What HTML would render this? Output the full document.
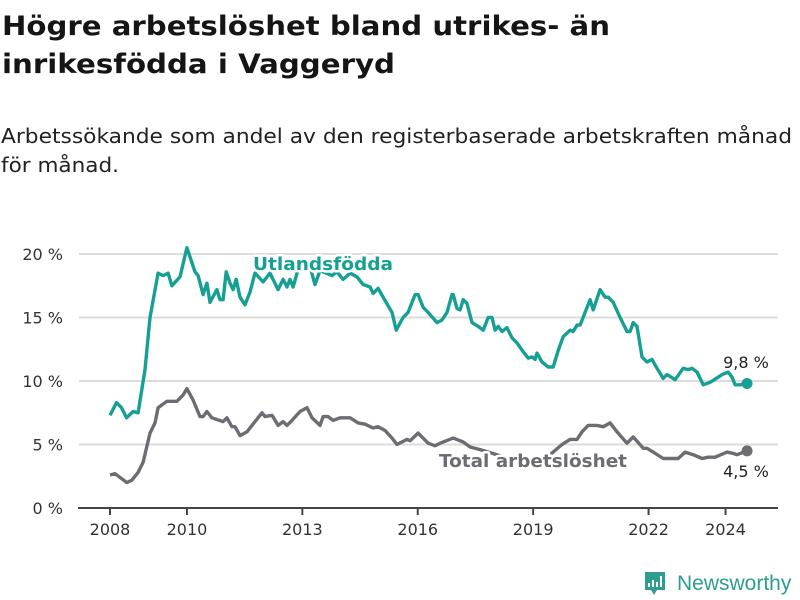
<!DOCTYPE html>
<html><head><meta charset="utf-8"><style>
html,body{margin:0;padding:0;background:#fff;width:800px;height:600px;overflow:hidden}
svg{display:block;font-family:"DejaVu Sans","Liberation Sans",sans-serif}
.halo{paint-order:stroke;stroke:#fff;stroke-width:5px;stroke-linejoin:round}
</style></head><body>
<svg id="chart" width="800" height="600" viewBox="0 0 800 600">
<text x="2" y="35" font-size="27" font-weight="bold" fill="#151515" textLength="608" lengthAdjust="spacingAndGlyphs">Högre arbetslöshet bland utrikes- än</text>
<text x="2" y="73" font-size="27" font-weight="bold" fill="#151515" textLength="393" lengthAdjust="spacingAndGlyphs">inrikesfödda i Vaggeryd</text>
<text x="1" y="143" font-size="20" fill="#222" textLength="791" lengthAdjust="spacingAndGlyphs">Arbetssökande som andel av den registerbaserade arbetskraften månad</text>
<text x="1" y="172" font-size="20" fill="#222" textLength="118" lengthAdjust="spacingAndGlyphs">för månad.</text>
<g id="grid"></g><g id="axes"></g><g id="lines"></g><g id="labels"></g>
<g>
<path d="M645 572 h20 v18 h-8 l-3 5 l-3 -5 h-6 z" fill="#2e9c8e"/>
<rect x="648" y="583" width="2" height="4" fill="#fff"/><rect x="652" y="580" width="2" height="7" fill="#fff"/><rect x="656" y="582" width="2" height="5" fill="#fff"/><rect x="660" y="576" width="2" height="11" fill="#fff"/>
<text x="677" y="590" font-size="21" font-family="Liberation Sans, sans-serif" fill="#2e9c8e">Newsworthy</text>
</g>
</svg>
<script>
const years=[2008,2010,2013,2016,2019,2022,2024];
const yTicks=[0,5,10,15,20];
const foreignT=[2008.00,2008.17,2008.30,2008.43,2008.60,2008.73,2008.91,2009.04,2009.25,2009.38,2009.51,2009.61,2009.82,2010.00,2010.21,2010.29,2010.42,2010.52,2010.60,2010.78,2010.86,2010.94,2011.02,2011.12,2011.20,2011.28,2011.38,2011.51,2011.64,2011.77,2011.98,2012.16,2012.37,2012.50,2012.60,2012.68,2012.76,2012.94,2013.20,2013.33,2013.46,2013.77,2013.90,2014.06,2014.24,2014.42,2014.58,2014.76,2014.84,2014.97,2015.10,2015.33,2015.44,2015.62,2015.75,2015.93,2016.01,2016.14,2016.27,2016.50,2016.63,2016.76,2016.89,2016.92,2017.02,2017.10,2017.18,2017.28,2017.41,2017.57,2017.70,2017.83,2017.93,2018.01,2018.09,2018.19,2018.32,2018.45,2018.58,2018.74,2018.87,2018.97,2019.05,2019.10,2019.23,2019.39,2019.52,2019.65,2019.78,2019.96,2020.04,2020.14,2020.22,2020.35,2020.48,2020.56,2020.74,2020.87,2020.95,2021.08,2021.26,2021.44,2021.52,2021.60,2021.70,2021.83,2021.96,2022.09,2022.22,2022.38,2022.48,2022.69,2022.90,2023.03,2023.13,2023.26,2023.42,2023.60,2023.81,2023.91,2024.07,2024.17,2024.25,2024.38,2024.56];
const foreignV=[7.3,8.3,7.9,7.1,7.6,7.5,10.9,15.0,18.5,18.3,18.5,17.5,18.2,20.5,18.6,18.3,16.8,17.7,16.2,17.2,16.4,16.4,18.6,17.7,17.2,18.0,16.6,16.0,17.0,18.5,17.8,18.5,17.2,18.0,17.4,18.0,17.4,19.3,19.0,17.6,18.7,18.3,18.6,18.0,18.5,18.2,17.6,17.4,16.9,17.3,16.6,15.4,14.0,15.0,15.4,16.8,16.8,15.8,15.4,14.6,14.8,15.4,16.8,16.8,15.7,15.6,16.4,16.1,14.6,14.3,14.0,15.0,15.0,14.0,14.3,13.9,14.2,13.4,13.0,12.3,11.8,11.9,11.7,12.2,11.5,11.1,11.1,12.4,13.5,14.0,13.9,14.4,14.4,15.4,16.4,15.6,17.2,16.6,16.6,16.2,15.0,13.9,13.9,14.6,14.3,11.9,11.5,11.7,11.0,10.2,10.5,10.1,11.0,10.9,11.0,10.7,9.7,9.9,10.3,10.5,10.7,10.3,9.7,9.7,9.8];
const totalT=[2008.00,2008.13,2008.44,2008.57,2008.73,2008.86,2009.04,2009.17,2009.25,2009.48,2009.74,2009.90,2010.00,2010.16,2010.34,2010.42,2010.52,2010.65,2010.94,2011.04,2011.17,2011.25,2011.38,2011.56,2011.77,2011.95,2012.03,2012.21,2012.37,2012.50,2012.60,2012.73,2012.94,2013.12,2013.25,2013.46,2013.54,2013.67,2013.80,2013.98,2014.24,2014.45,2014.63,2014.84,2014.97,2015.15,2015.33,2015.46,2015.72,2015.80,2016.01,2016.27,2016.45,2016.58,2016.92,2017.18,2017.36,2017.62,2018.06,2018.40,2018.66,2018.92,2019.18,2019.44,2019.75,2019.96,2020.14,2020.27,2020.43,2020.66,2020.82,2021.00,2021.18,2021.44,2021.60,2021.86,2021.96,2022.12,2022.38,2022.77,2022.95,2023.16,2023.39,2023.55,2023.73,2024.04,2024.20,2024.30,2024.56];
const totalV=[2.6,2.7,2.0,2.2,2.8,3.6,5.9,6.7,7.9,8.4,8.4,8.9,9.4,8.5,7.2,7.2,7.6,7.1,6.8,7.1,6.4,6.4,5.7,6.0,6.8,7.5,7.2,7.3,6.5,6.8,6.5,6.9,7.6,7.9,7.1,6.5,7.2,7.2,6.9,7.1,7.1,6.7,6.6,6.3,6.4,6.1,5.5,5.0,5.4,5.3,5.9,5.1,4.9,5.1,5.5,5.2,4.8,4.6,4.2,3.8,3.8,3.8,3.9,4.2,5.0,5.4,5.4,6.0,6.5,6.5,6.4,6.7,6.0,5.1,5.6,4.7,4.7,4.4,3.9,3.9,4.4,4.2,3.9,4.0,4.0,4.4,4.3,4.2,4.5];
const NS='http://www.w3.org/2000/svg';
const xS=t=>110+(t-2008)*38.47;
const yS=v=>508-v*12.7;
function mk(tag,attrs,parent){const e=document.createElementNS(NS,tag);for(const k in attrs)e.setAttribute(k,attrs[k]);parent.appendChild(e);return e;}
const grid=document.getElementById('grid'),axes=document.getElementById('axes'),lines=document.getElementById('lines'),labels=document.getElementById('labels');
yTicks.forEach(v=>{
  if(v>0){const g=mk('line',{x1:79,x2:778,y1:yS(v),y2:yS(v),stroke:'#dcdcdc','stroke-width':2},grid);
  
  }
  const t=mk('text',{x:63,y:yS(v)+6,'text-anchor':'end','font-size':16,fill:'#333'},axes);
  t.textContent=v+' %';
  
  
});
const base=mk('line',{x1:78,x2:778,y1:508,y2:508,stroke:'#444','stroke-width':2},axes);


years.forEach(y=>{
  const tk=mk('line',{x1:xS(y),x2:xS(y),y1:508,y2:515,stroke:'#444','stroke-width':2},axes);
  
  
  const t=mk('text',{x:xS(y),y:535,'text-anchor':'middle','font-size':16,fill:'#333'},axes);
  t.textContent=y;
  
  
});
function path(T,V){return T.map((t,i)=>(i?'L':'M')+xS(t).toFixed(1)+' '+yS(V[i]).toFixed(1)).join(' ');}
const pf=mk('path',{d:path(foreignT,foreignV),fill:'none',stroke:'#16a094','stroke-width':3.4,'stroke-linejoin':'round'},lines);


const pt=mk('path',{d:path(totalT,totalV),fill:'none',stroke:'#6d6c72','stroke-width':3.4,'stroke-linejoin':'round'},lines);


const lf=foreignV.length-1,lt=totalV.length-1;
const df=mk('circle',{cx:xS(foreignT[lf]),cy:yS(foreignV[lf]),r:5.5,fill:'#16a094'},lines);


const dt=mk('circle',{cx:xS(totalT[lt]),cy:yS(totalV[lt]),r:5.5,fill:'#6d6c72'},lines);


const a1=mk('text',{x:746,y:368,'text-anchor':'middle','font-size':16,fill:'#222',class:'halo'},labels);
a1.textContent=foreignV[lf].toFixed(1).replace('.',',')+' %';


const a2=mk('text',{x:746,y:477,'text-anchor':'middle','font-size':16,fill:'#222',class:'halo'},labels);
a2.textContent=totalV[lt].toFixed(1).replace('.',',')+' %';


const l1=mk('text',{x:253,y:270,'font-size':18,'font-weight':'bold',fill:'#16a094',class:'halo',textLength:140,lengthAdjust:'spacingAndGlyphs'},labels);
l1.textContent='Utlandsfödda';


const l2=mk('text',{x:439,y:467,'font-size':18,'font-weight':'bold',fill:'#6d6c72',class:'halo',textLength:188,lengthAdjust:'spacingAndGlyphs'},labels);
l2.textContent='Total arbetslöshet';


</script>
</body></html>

Task —
Gather each line holding the string "document".

Correct answer —
What HTML would render this? Output the full document.
function mk(tag,attrs,parent){const e=document.createElementNS(NS,tag);for(const k in attrs)e.setAttribute(k,attrs[k]);parent.appendChild(e);return e;}
const grid=document.getElementById('grid'),axes=document.getElementById('axes'),lines=document.getElementById('lines'),labels=document.getElementById('labels');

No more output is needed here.